Bu yasa Madencilere ve Enerji Şirketlerine“Kıyak Yasası”dır. Bu yasayla , Anayasa, uluslararası sözleşmeler ve ekosistemin yaşamsal hakları hiçe sayılmıştır. Maden ve enerji şirketleri için dikensiz gül bahçesi yaratılmak istenmiştir.. Bu yasayla çevre etki değerlendirme Süreçleri işlevsizleştirildi, kamuoyu ve yargı denetimine ve itirazlara engel olmak için çevre etki değerlendirme (ÇED) muafiyeti genişletildi. Bu yasayla, Cumhurbaşkanına olağanüstü yetkiler tanındı. ‘Stratejik veya kritik’ olarak tanımlanan madenlere ilişkin izinlerin verilmediği durumlarda, nihai kararı , cumhurbaşkanı tarafından görevlendirilen cumhurbaşkanı yardımcısının başkanlık ettiği kurul verecek. Stratejik ve kritik olarak tanımlanan madenlere ilişkin şirketlere izin verilmese dahi bu kurul devreye girerek izinleri verecek.

Yine yasayla;Ormanlar 2 yıl bedelsiz madencilere tahsis edilebilecek. Ruhsatsız enerji tesisleri ve kaçak yapılar yasallaştırıldı, yıkım kararları iptal edildi. Bu yasa , Anayasa’nın 56. maddesi ("Sağlıklı çevre hakkı") ve 169. maddesi ("Ormanların korunması") açıkça ihlal ediliyor. Doğamızı ve yaşam alanlarımızı şirketlerin yağma ve talanına açıyor.

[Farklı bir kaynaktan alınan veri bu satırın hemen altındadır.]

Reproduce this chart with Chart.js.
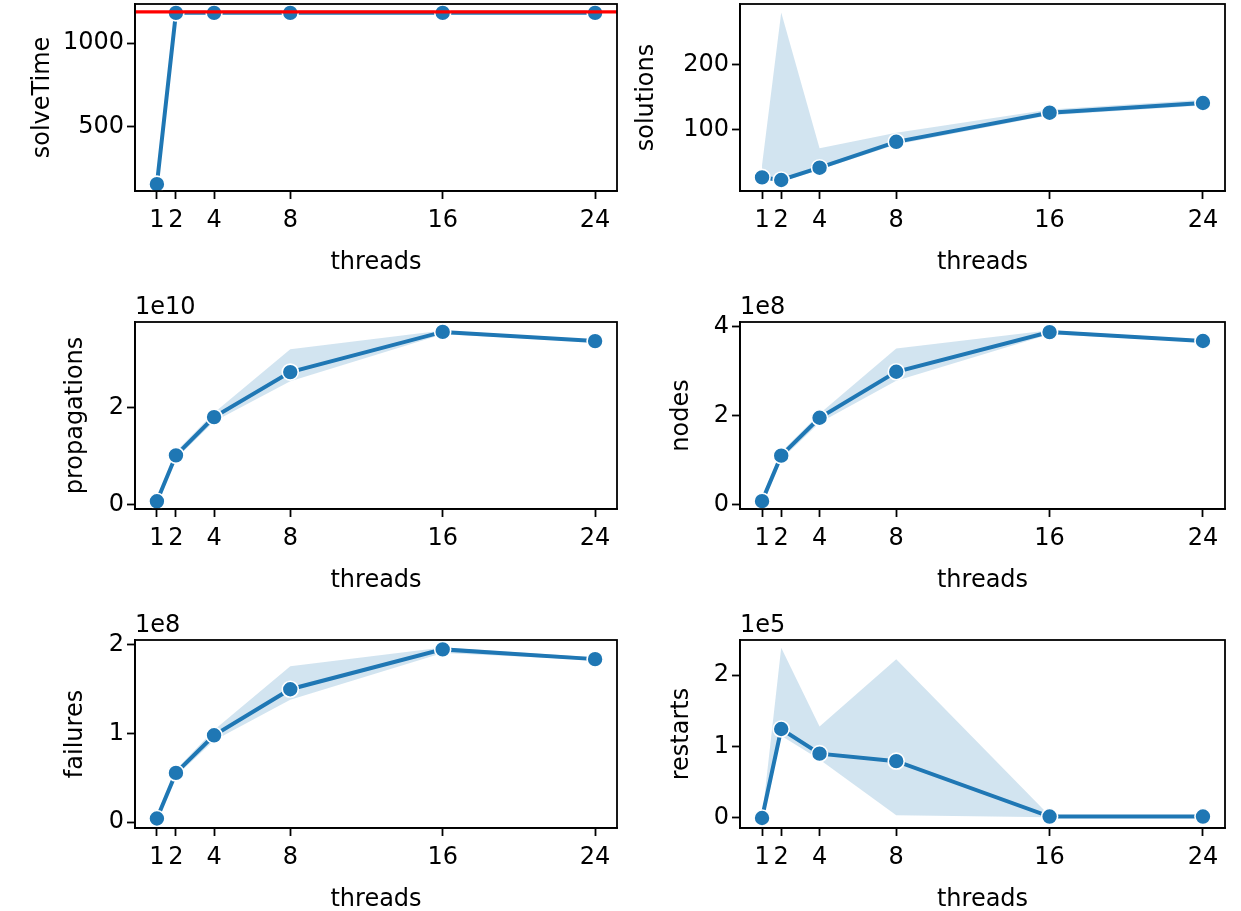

Benzer bir kıyımda geçtiğimiz haftalarda Samandağ Kurtderesi'nde yaşandı. Hatay Samandağ'a bağlı Kurtderesi Mahallesi’nde, toplu konut projesi kapsamında yapılan “acele kamulaştırma” kararına karşı yargı süreci devam ederken TOMA lar ve kolluk eşliğinde mahalleye iş makineleri girdi, zeytin ve mandalina ağaçları söküldü. Tüm bu yaşananlardan görülüyor ki iktidar ve bağlı sermaye grupları ülke tarihinde eşi görülmemiş bir doğa talanına girişti. Sermayenin çıkarları için halkın tapulu arazileri bahçeleri tarlaları “ kamulaştırma” adı altında sermaye gruplarına peşkeş çekiliyor. Şehrimizde de Alpagut Atalan’da gerçekleştirlmek istendiği gibi ormanlarımız suyumuz, havamız yaşam alanlarımız maden şirketlerince talan edilmek isteniyor. Buradan iktidara sesleniyoruz. Artık yeter!

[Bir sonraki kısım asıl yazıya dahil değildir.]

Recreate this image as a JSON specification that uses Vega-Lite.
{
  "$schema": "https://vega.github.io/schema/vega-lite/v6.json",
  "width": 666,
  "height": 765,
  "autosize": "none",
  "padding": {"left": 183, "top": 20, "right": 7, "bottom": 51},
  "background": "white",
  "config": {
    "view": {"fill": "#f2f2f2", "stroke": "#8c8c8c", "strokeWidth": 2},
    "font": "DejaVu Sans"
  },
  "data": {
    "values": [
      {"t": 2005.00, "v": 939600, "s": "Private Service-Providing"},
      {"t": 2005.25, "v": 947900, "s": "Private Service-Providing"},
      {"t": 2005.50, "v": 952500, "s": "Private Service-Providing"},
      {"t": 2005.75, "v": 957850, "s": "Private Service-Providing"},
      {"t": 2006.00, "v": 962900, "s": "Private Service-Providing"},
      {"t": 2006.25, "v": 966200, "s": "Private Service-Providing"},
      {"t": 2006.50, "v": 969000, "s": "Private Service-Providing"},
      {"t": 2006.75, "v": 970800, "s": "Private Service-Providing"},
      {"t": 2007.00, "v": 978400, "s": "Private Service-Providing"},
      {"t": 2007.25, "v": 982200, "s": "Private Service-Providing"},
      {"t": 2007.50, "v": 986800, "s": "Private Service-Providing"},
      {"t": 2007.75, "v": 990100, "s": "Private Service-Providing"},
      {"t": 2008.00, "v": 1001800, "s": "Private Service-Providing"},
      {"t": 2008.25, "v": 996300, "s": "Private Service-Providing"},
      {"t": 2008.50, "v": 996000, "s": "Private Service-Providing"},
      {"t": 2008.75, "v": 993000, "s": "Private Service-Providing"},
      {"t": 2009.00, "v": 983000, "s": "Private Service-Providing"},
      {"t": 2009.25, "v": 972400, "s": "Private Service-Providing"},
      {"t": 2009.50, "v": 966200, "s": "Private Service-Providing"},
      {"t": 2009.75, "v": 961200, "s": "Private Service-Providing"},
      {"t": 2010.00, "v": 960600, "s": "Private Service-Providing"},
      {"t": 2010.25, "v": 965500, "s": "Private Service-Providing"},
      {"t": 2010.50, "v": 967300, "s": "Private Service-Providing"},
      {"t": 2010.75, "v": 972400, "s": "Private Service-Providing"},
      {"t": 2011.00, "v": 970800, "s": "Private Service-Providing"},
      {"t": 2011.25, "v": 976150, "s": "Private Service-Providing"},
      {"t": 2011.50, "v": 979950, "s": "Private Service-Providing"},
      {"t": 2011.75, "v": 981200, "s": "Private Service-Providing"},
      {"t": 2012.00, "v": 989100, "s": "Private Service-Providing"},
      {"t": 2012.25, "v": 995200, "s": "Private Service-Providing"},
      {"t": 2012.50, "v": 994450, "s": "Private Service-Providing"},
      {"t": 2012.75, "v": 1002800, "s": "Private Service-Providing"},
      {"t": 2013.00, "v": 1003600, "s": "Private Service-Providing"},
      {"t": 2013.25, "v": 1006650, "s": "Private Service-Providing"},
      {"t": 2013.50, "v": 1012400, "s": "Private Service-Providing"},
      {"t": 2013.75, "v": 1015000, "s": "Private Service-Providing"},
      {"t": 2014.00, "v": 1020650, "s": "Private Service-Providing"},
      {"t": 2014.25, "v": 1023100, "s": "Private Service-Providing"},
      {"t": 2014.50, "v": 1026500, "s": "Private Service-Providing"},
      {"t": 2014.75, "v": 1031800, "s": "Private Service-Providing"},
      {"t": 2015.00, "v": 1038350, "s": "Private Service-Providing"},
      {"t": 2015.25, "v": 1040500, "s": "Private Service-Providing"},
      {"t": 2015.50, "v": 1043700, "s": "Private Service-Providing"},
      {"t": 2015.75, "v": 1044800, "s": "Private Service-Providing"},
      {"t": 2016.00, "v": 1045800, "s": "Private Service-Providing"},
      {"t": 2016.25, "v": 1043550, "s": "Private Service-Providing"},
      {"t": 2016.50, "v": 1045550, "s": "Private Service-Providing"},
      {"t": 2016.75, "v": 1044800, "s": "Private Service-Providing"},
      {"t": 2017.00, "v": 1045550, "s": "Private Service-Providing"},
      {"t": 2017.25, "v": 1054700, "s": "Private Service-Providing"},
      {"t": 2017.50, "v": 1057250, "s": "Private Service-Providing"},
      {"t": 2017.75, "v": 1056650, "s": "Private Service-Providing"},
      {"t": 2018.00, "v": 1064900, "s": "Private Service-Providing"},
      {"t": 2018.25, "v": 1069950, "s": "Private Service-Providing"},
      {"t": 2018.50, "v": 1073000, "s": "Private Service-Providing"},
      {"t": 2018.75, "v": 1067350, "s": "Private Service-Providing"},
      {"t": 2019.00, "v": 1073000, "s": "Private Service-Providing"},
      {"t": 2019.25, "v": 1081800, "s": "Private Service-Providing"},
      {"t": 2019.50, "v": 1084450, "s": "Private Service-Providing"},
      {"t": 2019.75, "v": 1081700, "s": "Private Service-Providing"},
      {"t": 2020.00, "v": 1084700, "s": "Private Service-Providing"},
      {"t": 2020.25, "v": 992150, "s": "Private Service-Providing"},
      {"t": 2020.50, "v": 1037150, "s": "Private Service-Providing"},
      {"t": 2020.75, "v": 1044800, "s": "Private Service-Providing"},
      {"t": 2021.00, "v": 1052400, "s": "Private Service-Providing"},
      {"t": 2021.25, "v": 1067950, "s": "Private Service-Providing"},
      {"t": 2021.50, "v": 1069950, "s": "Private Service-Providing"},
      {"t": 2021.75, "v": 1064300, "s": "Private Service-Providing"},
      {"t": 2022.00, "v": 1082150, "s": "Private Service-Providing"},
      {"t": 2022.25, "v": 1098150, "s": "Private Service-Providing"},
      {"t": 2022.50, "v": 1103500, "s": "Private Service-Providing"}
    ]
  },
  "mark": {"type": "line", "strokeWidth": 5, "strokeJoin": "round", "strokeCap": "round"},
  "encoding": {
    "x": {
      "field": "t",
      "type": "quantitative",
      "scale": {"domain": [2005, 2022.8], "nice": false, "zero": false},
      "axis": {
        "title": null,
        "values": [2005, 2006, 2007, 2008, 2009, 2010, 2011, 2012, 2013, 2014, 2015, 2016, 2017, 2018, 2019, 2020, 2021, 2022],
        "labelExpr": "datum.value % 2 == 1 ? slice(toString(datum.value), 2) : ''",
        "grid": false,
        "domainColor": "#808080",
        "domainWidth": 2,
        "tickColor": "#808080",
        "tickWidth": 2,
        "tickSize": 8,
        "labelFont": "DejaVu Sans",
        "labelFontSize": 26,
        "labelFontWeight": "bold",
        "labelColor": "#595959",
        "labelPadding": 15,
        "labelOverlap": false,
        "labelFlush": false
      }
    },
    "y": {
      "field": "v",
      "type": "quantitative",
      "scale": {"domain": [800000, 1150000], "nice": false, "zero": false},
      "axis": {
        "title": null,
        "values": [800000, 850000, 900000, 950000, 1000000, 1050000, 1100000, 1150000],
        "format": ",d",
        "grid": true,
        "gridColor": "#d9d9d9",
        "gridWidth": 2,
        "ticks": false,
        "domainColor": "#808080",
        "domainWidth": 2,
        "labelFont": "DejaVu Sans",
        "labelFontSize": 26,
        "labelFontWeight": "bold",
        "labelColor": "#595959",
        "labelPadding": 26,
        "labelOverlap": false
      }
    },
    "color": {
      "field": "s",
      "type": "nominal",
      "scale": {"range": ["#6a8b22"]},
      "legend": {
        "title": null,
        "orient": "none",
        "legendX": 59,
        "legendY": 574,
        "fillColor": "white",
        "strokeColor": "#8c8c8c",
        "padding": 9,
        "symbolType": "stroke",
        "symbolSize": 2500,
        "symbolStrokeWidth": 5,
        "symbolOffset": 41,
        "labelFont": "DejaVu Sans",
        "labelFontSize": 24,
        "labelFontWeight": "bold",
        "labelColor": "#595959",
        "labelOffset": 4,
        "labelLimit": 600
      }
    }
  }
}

Doğamızdan ve yaşam alanlarımızdan elini çek! Yarattığın yıkıma ve talana son ver! Çağrımızdır: Bu Yasa iptal edilsin! - Zeytinlikler, ormanlar, su havzaları ve tarım ve yaşam alanları sermayeye feda edilemez! Doğanın ve yaşam alanlarımızın sesi olmak için tüm halkımızı mücadeleye, iktidarın talan ve yağma projelerine karşı bulunduğu her alanda ses yükseltmeye çağırıyoruz."